• _WHAT YOU HAVE TO DO_: Wherever the word "this" appears in the entries, copy the whole line.

• _DATA SHOWN_:
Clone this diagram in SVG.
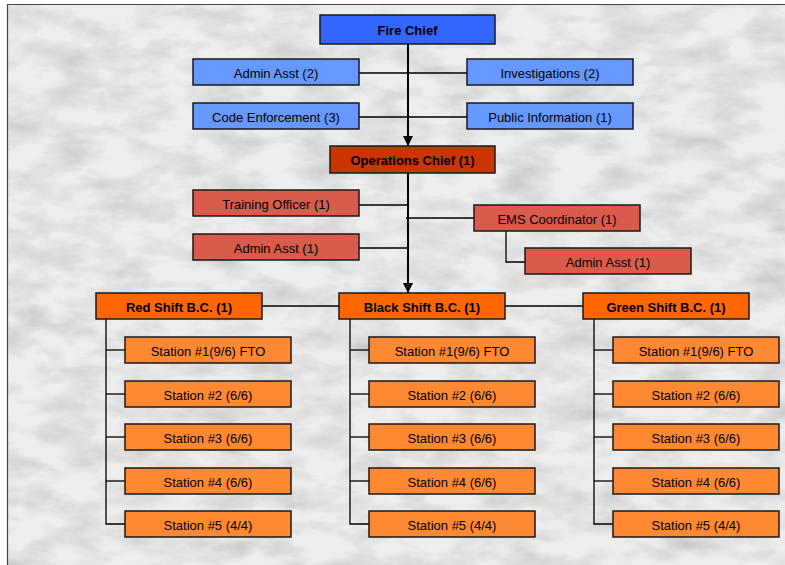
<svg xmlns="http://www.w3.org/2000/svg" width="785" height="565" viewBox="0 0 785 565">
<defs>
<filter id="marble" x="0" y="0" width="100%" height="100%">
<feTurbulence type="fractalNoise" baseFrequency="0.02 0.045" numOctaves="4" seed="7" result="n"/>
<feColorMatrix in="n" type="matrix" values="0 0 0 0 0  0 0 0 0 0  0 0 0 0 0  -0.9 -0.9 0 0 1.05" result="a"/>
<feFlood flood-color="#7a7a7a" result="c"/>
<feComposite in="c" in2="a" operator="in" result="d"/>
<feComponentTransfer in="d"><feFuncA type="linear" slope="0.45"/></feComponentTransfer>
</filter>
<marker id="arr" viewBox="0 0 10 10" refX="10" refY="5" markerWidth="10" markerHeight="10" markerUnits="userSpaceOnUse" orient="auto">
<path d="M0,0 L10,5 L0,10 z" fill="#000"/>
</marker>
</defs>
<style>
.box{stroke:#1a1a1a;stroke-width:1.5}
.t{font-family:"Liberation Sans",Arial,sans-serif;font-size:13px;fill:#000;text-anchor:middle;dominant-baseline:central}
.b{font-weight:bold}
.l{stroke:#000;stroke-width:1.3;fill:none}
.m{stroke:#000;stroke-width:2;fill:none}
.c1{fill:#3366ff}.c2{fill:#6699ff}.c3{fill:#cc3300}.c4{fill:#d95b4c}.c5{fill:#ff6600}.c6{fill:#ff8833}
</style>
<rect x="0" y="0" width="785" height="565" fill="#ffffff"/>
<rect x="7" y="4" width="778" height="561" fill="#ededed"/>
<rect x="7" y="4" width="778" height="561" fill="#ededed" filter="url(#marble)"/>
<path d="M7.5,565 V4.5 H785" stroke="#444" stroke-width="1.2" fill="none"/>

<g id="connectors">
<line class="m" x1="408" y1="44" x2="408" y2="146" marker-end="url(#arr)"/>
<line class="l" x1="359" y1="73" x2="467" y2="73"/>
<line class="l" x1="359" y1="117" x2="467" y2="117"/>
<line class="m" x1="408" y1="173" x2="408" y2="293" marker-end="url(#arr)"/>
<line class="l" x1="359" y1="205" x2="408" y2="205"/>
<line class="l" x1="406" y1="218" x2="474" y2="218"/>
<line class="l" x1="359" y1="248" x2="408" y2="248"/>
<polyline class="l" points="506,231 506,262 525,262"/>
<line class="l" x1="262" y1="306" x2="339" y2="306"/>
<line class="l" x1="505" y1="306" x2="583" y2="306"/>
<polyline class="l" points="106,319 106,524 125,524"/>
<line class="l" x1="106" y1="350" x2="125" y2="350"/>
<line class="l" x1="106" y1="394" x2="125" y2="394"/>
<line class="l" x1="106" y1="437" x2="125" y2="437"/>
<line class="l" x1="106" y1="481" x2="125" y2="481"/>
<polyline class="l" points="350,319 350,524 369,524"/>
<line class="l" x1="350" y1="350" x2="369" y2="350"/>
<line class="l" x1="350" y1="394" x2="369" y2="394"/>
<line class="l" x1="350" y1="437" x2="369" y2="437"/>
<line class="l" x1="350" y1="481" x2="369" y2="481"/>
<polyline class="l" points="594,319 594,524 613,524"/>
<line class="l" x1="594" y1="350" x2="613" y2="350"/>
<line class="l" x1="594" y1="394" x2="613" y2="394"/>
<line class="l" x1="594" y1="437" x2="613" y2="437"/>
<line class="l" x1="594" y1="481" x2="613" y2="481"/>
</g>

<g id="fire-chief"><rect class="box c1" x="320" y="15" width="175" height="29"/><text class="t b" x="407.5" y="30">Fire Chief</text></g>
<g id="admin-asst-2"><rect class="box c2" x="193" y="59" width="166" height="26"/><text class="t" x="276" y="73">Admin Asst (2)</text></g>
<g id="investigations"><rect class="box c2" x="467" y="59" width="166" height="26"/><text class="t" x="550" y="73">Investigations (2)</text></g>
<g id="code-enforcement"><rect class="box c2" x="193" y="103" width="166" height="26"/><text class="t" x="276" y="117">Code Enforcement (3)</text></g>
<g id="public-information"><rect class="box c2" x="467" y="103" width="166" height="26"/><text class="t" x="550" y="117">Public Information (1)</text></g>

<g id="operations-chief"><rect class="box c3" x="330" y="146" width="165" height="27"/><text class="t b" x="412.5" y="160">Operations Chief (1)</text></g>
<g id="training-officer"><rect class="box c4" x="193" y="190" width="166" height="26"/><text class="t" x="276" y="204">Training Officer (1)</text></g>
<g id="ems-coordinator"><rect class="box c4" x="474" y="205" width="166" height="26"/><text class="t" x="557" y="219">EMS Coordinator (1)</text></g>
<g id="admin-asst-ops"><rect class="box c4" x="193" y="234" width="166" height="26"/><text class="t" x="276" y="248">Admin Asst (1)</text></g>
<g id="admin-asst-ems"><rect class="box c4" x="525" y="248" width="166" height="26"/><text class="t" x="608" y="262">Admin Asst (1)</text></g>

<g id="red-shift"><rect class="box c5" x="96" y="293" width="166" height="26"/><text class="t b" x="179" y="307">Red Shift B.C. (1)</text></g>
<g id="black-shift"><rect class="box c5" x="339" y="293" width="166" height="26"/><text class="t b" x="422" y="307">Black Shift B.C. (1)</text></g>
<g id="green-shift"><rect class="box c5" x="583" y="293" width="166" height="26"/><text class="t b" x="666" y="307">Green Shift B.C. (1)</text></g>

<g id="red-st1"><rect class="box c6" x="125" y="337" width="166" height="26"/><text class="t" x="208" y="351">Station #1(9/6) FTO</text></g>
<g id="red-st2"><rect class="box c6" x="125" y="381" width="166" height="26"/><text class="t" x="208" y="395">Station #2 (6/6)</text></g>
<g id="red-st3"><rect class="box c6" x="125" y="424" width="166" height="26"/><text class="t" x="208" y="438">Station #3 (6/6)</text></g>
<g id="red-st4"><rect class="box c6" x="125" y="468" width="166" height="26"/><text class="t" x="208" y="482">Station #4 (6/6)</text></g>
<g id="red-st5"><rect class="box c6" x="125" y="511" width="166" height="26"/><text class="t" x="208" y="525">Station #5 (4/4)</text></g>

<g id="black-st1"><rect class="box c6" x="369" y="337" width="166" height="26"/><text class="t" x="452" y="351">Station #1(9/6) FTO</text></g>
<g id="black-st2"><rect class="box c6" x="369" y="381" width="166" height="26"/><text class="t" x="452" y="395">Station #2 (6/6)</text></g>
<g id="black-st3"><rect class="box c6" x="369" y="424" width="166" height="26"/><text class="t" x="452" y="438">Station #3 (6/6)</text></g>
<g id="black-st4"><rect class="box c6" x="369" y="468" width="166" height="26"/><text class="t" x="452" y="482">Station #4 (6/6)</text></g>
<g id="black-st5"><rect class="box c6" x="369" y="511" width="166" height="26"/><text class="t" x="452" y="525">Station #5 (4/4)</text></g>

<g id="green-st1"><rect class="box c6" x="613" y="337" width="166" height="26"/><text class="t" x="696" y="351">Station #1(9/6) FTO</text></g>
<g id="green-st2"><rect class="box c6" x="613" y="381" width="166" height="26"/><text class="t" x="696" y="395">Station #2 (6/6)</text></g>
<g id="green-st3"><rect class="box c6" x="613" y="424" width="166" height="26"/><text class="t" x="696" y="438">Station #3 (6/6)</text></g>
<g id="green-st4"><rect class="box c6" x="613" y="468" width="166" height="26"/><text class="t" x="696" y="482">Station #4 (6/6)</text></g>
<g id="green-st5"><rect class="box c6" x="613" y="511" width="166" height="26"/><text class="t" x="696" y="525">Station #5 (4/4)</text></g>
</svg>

--

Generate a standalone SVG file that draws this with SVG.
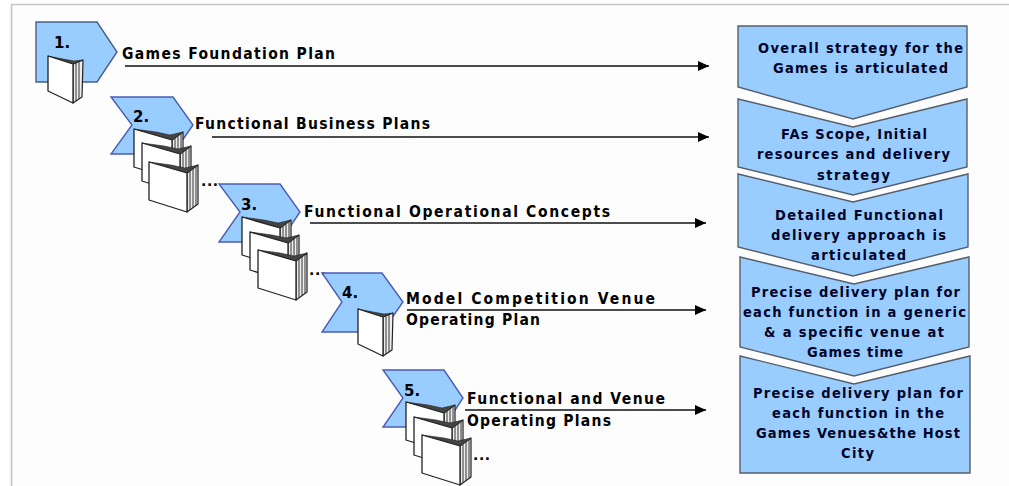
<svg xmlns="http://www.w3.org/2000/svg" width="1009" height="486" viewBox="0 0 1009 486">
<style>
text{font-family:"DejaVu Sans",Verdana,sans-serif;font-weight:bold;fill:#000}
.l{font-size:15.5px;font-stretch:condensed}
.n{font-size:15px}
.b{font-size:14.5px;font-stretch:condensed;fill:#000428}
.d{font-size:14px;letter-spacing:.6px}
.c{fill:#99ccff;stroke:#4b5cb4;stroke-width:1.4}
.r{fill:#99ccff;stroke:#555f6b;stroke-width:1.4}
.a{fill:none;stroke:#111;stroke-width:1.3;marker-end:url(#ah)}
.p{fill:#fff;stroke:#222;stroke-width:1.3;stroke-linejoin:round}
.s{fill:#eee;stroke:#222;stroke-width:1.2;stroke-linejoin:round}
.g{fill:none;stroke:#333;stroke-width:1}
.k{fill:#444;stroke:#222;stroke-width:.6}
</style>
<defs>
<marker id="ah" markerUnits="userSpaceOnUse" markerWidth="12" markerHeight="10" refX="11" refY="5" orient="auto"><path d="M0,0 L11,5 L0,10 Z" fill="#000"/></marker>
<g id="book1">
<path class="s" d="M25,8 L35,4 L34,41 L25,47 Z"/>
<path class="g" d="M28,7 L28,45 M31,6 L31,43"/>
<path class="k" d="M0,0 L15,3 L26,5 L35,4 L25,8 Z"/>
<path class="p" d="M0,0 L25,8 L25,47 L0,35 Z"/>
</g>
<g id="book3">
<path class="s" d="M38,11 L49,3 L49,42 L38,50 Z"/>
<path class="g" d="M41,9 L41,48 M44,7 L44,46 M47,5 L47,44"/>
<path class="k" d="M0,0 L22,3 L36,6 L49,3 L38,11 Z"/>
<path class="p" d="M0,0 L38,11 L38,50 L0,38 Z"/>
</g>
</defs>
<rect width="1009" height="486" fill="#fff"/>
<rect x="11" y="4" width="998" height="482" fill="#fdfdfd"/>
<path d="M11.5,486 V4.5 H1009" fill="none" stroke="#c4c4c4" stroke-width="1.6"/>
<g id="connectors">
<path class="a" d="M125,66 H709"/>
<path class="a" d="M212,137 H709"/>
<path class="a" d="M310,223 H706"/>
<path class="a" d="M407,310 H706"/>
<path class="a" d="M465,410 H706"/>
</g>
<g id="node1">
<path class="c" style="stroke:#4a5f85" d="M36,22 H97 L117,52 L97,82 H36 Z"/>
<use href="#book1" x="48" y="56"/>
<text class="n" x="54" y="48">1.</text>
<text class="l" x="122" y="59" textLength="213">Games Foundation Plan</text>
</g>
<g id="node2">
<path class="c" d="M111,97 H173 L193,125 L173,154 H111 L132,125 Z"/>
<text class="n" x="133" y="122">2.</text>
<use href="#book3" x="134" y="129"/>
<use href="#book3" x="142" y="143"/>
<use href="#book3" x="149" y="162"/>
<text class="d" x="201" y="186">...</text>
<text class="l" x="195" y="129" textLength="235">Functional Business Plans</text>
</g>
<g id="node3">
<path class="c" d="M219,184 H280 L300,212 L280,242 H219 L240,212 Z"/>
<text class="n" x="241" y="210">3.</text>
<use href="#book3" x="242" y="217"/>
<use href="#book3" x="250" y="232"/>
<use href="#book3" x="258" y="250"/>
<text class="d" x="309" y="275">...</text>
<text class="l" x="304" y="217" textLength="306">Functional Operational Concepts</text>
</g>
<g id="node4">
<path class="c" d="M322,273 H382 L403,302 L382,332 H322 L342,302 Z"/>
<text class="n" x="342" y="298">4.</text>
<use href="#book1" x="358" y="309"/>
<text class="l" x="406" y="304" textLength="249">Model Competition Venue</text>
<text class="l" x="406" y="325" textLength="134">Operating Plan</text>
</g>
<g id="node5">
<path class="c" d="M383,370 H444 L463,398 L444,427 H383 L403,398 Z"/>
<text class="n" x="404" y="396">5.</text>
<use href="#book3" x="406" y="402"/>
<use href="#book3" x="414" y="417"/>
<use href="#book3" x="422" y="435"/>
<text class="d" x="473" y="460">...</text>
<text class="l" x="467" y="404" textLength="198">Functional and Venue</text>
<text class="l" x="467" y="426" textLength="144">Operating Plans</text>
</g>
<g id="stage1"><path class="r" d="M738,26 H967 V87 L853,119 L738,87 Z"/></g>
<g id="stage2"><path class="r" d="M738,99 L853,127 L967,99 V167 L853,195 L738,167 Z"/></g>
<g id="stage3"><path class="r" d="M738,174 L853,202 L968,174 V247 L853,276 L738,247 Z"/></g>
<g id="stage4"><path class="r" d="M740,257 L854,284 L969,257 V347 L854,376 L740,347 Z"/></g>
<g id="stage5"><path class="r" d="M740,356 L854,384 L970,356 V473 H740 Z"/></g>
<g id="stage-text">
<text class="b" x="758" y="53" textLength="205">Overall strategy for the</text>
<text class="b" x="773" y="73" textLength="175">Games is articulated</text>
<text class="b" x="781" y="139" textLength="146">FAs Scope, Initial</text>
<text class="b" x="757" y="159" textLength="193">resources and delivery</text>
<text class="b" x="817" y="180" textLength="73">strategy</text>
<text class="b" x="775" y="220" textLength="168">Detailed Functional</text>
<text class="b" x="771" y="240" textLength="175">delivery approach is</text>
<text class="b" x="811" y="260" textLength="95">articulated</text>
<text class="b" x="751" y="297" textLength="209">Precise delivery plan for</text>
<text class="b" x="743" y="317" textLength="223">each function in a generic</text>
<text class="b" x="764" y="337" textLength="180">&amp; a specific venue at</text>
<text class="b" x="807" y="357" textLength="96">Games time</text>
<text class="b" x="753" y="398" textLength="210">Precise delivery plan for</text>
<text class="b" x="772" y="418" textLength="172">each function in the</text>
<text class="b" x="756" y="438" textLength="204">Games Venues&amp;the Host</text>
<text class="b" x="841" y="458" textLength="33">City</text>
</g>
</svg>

• _OUTPUT_:
Clone this diagram in SVG.
Generate a standalone SVG file that draws this with SVG.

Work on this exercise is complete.